Un caffè con Capri #10 – Un silenzio…marziano

Michele Di Sarno. –

Un chiasso festoso arriva dal bar: penso subito sia la tv del salottino o un video dai social sul cellulare di qualcuno. Come sempre, mi sbaglio: avvicinandomi, curioso, alla porticina che attraverso ogni giovedì per parlare con la Signora (anzi, per ascoltarla e appuntarne ogni parola), sento questi suoni di gioia aumentare di volume. La porta è socchiusa e questo mi dà un pretesto da utilizzare qualora mi venisse rimproverato il fatto di essere entrato, perché sto entrando.

Il cortile della Signora è tutto un volo di palloncini che dribblano il profumo di vaniglia, le piramidi di panini farciti di cioccolata e le mani dal moto casuale e perpetuo dei bambini dell’isola. Sono tutti qui, coi giubbini leggeri sopra i grembiuli a correre e giocare. E poi ancora: altalene, girotondi, muretti su cui i più grandi stanno a cavalcioni a ridere di chissà cosa.

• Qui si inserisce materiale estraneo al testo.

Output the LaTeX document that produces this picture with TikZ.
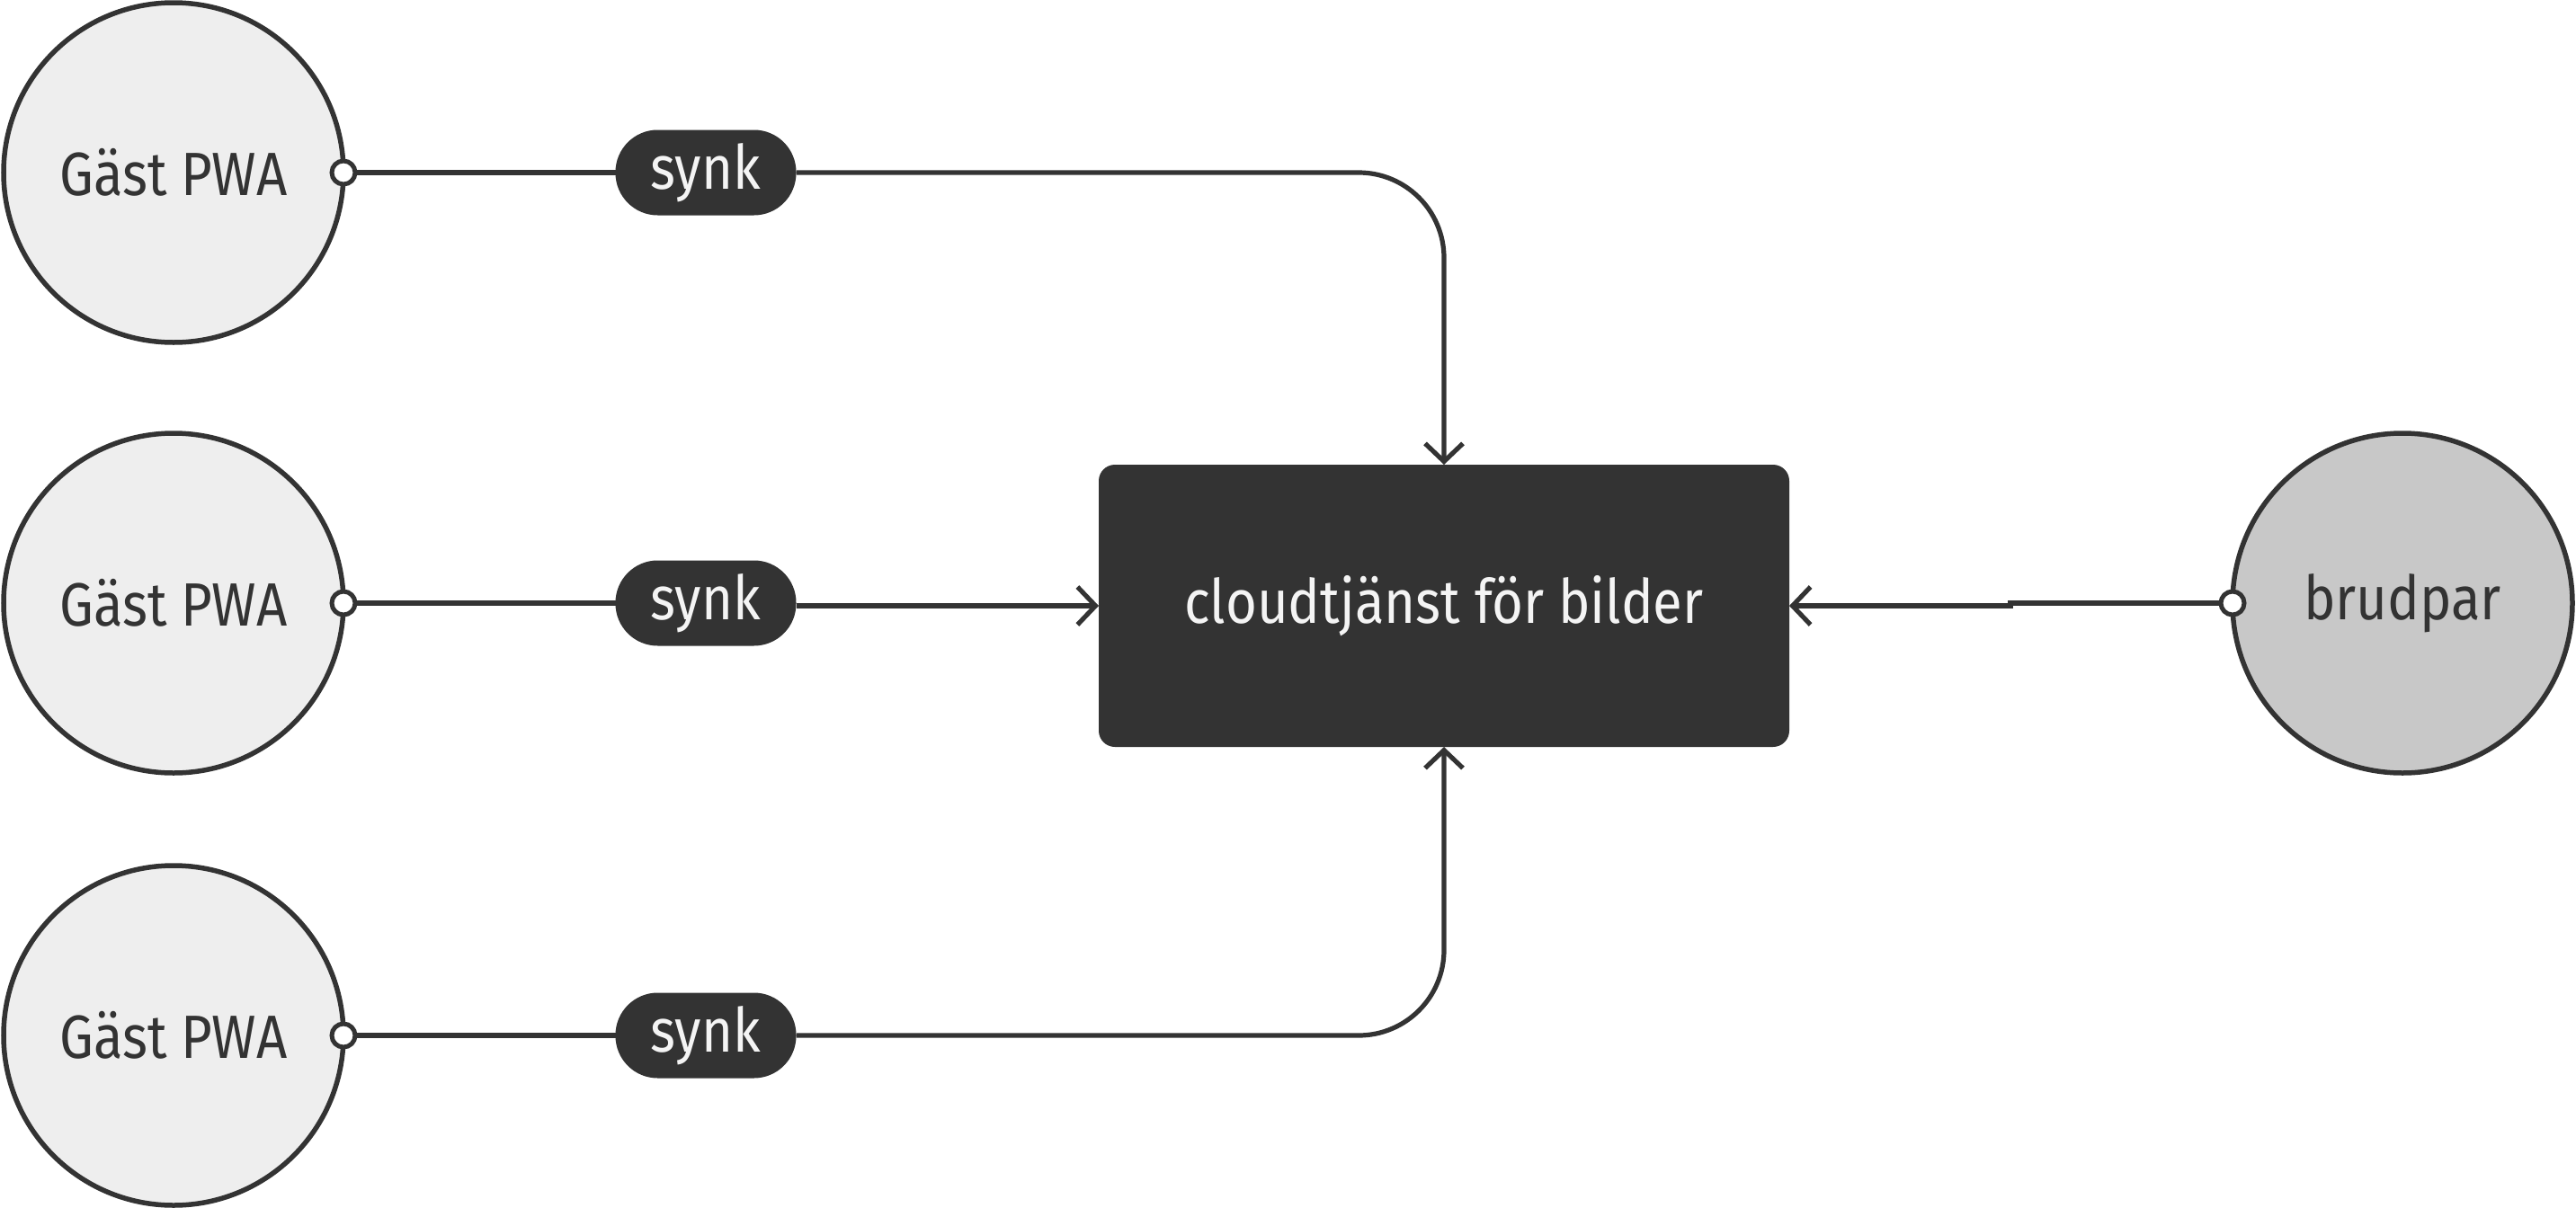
\documentclass[tikz,border=0pt]{standalone}
\usepackage{fontspec}
\setmainfont{Fira Sans}[FakeStretch=0.88]
\usetikzlibrary{arrows.meta}
\definecolor{dk}{HTML}{333333}
\definecolor{lt}{HTML}{EEEEEE}
\definecolor{md}{HTML}{C8C8C8}
\definecolor{wt}{HTML}{F4F4F4}
\begin{document}
\begin{tikzpicture}[x=0.5pt,y=-0.5pt,
  every node/.style={font=\fontsize{34}{40}\selectfont, inner sep=0pt, outer sep=0pt},
  actor/.style={circle, draw=dk, fill=lt, line width=2.75pt, minimum size=189pt, text=dk},
  couple/.style={actor, fill=md},
  dotc/.style={circle, draw=dk, fill=white, line width=2.5pt, minimum size=13pt},
  pill/.style={rectangle, rounded corners=23.5pt, fill=dk, minimum width=100.5pt, minimum height=47.5pt, text=wt},
  service/.style={rectangle, rounded corners=9pt, fill=dk, minimum width=384pt, minimum height=157pt, text=wt},
  conn/.style={draw=dk, line width=2.6pt},
  arr/.style={conn, -{Straight Barb[length=10pt,width=21pt]}}
]
\useasboundingbox (0,0) rectangle (2865,1344);

\node[actor] (g1) at (193,192) {Gäst PWA};
\node[actor] (g2) at (193,671) {Gäst PWA};
\node[actor] (g3) at (193,1152) {Gäst PWA};
\node[couple] (bp) at (2672,671) {brudpar};

\node[service] (cs) at (1606,674) {cloudtjänst för bilder};

\node[pill] (s1) at (785,192) {synk};
\node[pill] (s2) at (785,671) {synk};
\node[pill] (s3) at (785,1152) {synk};

% connectors
\draw[conn] (g1.east) -- (s1.west);
\draw[conn] (g2.east) -- (s2.west);
\draw[conn] (g3.east) -- (s3.west);
\draw[arr, rounded corners=47.5pt] (s1.east) -| (cs.north);
\draw[arr] (s2.east |- cs.west) -- (cs.west);
\draw[arr, rounded corners=47.5pt] (s3.east) -| (cs.south);
\coordinate (jog) at (2236,671);
\draw[arr] (bp.west) -- (jog) |- (cs.east);

\node[dotc] (d1) at (g1.east) {};
\node[dotc] (d2) at (g2.east) {};
\node[dotc] (d3) at (g3.east) {};
\node[dotc] (d4) at (bp.west) {};
\end{tikzpicture}
\end{document}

La signora è al balcone. affacciata su questo spettacolo che riconcilia con la luminosità della vita, anche quella che ci è stata opacizzata nell’ultimo anno: “Vedo che anche lei non ne poteva più di quel silenzio, là fuori: ha fatto bene a venire qui.

Non posso accettare che a marzo non vi sia la corsa dei bimbi nelle braccia dei genitori, fuori la scuola, mentre gli chiedono di andare al parco per approfittare delle ultime ore tiepide della giornata. Mi mancano le loro piccole e improbabili bancarelle sullo spiazzale a Tiberio o alla Croce, mi manca il solletico dei loro gessetti mentre disegnano lo schema per giocare a “campana“.
Sono abituata, poi, ad ascoltare i ragazzi parlare di piccole infatuazioni o di gelosie mentre si lamentano dei compiti di troppo: mi diverte ascoltarli anche quando parlano mossi dall’ingenuità, che è il primo passo verso la consapevolezza. D’altronde, io dipendo da ciascuno di loro…se solo fossero intenzionati a rimanere tutti qui!”

Una profonda amarezza tradisce il timbro della Signora, il cui tono resta sempre perentorio: “Da grandi, ne ho sentiti di ragazzi dire che non offro opportunità di crescita e quanti hanno avuto ragione nell’andar via! Non sa quanto soffra nel vedere questi bambini, che saranno quei ragazzi, non godere nemmeno del minimo che finora ero riuscita a garantirgli: una scuola e quel che di bello ne consegue. Non è colpa di nessuno, certo: eppure, ricadrà sul bilancio che faranno alla prima prova di maturità, quella con sé stessi, a cui si sottoporranno tutti, prima o poi.
Ne perderò, ne perderemo tantissimi, temo.”

La festa, almeno per me, è già finita.